[Instructions to follow] Please return nothing but the lines between the line holding "Output the Python" and the line holding "axes.append(ax)", both ends included, without the pictures.

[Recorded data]
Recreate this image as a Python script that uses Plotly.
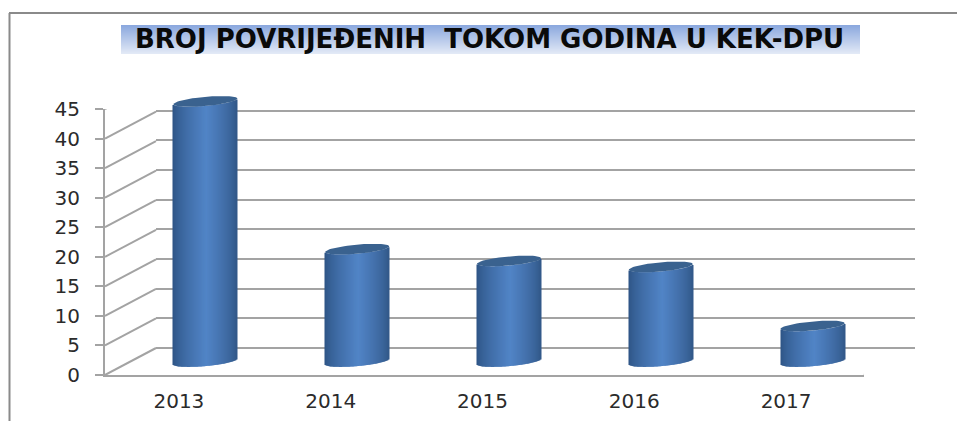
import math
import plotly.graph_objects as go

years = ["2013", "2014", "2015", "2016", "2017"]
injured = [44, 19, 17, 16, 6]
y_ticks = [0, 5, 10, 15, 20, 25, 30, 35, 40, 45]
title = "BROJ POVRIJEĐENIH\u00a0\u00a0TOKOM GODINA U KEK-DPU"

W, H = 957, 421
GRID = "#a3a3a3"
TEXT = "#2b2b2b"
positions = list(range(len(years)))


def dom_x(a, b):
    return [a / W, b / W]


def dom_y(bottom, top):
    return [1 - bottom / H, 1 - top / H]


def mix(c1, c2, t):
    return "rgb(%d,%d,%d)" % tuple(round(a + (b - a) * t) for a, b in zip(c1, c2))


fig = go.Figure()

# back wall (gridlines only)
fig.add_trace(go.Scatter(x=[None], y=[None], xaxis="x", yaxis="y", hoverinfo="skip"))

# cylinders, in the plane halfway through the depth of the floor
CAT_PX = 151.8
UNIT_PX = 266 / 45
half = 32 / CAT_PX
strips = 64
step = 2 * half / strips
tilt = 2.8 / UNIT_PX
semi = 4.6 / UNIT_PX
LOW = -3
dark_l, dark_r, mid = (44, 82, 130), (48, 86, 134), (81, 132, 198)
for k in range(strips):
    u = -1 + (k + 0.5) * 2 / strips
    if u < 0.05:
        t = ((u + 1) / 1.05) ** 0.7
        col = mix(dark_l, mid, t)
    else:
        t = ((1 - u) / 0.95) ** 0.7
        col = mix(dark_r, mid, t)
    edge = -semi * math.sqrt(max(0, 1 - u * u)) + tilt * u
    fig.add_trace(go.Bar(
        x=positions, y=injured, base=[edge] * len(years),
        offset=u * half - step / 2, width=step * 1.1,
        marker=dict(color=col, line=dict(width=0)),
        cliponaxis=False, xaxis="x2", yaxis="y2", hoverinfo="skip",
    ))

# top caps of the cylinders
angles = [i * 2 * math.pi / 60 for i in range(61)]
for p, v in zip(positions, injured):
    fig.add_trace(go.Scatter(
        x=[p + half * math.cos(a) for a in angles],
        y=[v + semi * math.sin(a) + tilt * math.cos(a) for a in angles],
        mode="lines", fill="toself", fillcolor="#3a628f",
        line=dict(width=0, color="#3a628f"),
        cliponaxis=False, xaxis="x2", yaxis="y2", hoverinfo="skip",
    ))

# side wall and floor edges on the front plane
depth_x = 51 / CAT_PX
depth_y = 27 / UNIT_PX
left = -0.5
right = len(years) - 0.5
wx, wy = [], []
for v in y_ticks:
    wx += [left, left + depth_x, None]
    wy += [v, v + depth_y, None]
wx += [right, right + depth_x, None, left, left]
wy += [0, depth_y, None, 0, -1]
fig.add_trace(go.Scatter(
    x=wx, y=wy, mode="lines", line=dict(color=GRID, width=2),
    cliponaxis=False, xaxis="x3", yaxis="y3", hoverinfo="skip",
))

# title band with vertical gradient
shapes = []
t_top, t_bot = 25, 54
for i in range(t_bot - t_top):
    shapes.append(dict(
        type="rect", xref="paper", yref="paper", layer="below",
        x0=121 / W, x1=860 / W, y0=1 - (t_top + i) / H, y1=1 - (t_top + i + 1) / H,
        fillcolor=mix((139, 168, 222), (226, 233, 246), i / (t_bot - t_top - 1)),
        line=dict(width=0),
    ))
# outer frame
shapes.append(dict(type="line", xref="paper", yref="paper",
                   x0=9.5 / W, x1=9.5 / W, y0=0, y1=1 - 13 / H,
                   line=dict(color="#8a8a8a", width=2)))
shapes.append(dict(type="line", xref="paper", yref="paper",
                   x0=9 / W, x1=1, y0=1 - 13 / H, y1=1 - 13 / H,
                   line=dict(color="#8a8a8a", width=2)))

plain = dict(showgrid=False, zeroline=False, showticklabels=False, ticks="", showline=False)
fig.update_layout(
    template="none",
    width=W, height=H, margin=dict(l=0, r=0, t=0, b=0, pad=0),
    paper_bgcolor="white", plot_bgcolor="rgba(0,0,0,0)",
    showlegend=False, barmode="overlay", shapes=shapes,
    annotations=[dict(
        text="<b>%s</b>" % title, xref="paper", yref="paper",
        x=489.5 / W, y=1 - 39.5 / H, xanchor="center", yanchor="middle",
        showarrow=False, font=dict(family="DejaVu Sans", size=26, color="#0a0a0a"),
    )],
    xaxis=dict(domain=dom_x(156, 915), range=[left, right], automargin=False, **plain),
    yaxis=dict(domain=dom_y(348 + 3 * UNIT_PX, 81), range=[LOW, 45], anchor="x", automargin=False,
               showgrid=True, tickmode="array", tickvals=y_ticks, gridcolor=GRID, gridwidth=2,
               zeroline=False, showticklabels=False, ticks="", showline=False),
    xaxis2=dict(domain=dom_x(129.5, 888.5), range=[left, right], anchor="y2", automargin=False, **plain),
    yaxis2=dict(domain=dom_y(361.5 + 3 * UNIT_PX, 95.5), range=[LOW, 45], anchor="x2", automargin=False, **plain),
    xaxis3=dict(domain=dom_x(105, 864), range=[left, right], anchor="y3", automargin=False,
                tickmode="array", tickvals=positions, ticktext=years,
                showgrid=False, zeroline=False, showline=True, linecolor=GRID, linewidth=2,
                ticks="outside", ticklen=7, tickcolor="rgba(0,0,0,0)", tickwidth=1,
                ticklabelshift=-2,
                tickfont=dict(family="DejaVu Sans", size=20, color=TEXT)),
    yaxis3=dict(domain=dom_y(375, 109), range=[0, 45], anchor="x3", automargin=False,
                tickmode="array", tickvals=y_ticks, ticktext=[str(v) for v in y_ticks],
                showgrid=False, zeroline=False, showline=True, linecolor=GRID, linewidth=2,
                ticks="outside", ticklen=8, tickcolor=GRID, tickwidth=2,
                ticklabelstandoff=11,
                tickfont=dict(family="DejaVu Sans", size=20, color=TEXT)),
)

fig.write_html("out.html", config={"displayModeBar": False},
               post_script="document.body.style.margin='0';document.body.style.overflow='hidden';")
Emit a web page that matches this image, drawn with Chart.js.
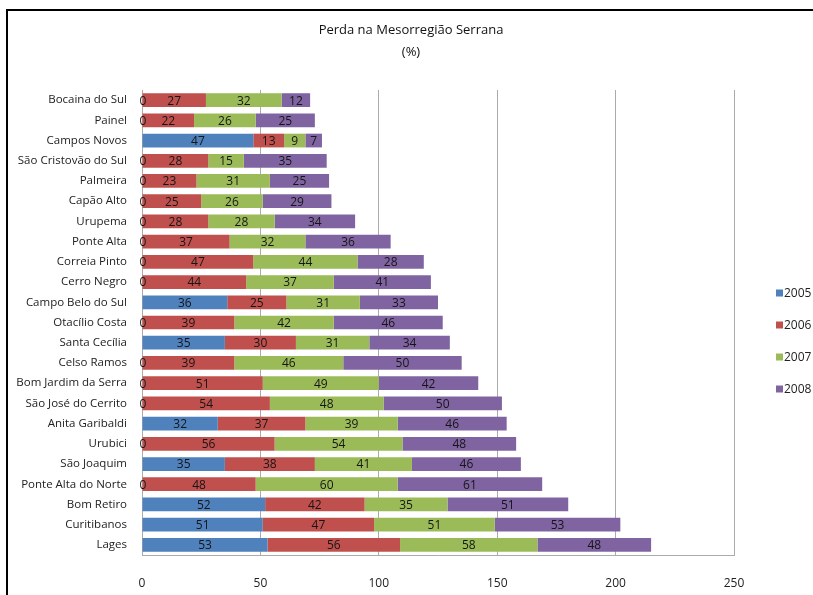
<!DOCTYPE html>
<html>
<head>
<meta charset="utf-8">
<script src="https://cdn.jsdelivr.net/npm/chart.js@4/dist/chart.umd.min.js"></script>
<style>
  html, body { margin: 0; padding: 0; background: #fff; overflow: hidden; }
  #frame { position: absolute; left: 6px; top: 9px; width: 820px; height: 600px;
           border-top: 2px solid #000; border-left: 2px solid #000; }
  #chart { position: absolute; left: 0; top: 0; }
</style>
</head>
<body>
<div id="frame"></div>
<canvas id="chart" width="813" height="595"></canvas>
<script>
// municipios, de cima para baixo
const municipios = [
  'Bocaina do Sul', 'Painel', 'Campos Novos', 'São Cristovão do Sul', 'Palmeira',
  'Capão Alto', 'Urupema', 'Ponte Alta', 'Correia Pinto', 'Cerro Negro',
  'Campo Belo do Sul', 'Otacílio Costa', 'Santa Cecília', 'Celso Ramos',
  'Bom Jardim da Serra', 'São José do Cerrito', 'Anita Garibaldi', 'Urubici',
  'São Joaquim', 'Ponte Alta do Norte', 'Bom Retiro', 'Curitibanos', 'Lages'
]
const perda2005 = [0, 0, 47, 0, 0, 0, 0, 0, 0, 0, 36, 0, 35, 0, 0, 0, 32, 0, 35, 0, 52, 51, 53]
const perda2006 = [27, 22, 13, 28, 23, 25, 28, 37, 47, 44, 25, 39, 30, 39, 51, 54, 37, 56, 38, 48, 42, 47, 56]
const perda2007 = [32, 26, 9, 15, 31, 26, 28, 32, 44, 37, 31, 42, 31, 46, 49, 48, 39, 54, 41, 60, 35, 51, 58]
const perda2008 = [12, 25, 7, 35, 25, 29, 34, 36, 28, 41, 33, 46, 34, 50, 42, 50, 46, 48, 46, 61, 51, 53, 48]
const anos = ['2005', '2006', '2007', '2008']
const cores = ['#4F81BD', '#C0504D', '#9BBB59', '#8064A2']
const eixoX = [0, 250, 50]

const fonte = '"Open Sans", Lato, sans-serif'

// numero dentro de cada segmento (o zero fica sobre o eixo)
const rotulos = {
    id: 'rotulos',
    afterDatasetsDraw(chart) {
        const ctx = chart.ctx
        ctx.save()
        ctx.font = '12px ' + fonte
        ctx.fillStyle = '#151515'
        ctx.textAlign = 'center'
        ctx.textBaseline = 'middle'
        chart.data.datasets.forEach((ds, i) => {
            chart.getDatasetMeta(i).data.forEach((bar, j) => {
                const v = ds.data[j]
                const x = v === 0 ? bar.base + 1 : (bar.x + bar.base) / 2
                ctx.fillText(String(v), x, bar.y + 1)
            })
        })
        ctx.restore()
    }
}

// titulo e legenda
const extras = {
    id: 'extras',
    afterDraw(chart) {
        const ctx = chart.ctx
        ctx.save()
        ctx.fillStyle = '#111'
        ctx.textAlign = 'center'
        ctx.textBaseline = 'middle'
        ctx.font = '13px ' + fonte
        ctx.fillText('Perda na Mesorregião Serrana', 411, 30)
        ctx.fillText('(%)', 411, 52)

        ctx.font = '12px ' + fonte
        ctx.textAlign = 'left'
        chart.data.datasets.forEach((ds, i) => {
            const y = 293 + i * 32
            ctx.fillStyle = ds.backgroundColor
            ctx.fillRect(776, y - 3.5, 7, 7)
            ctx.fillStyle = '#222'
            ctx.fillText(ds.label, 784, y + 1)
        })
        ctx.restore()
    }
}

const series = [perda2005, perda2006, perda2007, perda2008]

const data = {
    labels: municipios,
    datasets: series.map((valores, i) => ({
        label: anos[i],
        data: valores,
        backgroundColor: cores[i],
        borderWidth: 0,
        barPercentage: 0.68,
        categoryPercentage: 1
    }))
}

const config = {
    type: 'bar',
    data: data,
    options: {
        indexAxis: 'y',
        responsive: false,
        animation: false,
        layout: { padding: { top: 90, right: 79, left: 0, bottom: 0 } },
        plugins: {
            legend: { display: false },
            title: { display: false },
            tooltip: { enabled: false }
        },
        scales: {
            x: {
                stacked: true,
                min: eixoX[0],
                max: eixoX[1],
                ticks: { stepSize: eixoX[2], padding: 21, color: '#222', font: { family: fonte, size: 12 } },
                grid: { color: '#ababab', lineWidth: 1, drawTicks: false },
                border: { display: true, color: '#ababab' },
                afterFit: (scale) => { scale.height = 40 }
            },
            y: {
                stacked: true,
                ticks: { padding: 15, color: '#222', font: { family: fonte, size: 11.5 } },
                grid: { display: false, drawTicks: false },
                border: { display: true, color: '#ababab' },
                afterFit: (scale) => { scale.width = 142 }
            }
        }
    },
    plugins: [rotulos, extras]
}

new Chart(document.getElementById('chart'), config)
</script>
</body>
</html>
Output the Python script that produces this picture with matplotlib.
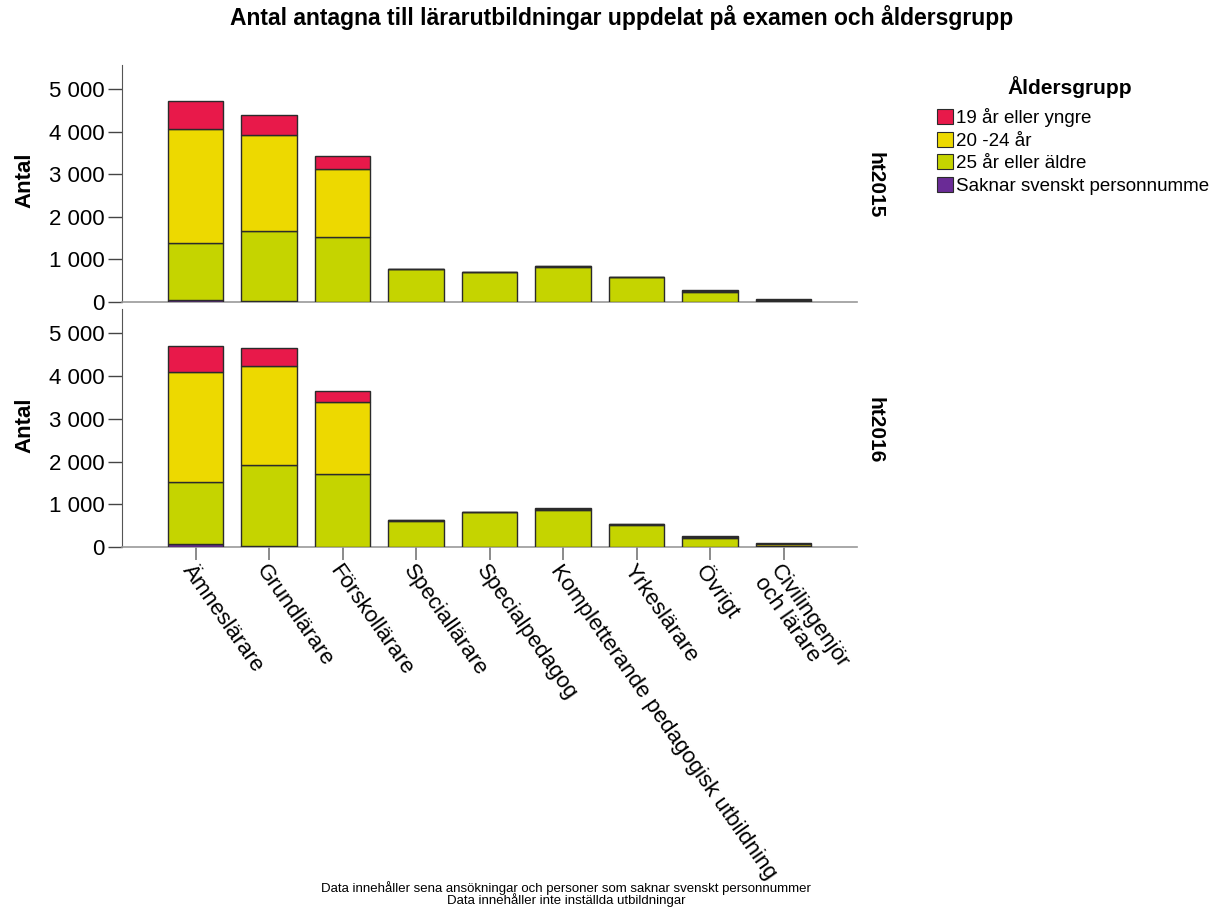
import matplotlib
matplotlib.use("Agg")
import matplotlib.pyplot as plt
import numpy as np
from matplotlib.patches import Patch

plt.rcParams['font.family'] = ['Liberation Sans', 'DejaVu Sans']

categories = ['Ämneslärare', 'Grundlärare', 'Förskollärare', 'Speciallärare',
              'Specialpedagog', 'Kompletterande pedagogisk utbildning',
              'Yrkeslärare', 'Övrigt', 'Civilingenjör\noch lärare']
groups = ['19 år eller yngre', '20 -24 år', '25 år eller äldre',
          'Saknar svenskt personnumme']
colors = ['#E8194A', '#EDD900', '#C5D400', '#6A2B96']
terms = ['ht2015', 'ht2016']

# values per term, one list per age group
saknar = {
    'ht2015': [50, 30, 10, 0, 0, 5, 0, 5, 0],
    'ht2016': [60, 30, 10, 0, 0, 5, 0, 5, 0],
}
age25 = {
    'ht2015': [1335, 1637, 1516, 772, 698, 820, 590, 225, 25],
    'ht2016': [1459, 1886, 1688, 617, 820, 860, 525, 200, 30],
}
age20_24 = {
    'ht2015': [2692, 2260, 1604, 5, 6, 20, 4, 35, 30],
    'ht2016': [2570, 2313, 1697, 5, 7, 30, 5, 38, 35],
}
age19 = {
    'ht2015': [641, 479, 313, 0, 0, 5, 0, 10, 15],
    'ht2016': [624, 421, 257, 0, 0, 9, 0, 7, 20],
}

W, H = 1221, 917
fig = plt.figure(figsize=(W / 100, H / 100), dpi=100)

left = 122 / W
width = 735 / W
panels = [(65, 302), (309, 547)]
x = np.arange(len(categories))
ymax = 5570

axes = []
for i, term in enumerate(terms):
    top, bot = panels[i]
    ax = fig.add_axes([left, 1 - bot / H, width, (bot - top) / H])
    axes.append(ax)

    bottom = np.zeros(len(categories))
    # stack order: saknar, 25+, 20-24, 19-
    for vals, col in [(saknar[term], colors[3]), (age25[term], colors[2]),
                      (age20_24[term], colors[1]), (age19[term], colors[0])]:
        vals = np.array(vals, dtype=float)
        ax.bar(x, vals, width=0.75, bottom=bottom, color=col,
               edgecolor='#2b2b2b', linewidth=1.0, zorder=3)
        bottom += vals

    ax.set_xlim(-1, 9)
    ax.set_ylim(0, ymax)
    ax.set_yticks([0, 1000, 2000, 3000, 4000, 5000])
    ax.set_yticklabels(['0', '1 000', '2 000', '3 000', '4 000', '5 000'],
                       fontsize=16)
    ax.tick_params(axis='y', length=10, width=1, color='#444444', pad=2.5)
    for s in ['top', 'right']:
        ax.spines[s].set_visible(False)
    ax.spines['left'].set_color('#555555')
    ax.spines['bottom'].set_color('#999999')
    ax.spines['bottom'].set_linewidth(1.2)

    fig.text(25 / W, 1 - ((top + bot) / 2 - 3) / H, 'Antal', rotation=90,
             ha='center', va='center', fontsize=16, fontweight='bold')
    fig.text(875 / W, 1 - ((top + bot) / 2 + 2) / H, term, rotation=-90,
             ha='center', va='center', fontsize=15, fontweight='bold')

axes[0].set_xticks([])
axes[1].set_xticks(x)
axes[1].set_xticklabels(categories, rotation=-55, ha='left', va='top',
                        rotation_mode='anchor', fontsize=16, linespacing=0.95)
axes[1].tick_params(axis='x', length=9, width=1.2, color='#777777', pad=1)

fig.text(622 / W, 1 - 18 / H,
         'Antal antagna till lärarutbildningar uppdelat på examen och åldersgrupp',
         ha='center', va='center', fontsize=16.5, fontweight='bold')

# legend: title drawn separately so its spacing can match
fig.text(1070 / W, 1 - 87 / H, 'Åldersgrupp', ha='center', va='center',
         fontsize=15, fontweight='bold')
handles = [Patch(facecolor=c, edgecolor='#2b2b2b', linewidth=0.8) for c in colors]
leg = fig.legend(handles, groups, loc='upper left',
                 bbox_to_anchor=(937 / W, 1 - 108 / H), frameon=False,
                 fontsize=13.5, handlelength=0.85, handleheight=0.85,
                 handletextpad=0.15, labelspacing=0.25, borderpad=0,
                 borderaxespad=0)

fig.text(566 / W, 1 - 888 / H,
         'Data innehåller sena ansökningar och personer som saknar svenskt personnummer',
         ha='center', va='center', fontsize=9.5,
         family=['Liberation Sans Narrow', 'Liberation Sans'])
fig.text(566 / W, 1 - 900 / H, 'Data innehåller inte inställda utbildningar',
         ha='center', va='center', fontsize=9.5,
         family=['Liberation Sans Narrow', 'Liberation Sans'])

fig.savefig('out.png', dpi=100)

[Result of this task]
Output the Python script that produces this picture with matplotlib.
import matplotlib
matplotlib.use("Agg")
import matplotlib.pyplot as plt
import numpy as np
from matplotlib.patches import Patch

plt.rcParams['font.family'] = ['Liberation Sans', 'DejaVu Sans']

categories = ['Ämneslärare', 'Grundlärare', 'Förskollärare', 'Speciallärare',
              'Specialpedagog', 'Kompletterande pedagogisk utbildning',
              'Yrkeslärare', 'Övrigt', 'Civilingenjör\noch lärare']
groups = ['19 år eller yngre', '20 -24 år', '25 år eller äldre',
          'Saknar svenskt personnumme']
colors = ['#E8194A', '#EDD900', '#C5D400', '#6A2B96']
terms = ['ht2015', 'ht2016']

# values per term, one list per age group
saknar = {
    'ht2015': [50, 30, 10, 0, 0, 5, 0, 5, 0],
    'ht2016': [60, 30, 10, 0, 0, 5, 0, 5, 0],
}
age25 = {
    'ht2015': [1335, 1637, 1516, 772, 698, 820, 590, 225, 25],
    'ht2016': [1459, 1886, 1688, 617, 820, 860, 525, 200, 30],
}
age20_24 = {
    'ht2015': [2692, 2260, 1604, 5, 6, 20, 4, 35, 30],
    'ht2016': [2570, 2313, 1697, 5, 7, 30, 5, 38, 35],
}
age19 = {
    'ht2015': [641, 479, 313, 0, 0, 5, 0, 10, 15],
    'ht2016': [624, 421, 257, 0, 0, 9, 0, 7, 20],
}

W, H = 1221, 917
fig = plt.figure(figsize=(W / 100, H / 100), dpi=100)

left = 122 / W
width = 735 / W
panels = [(65, 302), (309, 547)]
x = np.arange(len(categories))
ymax = 5570

axes = []
for i, term in enumerate(terms):
    top, bot = panels[i]
    ax = fig.add_axes([left, 1 - bot / H, width, (bot - top) / H])
    axes.append(ax)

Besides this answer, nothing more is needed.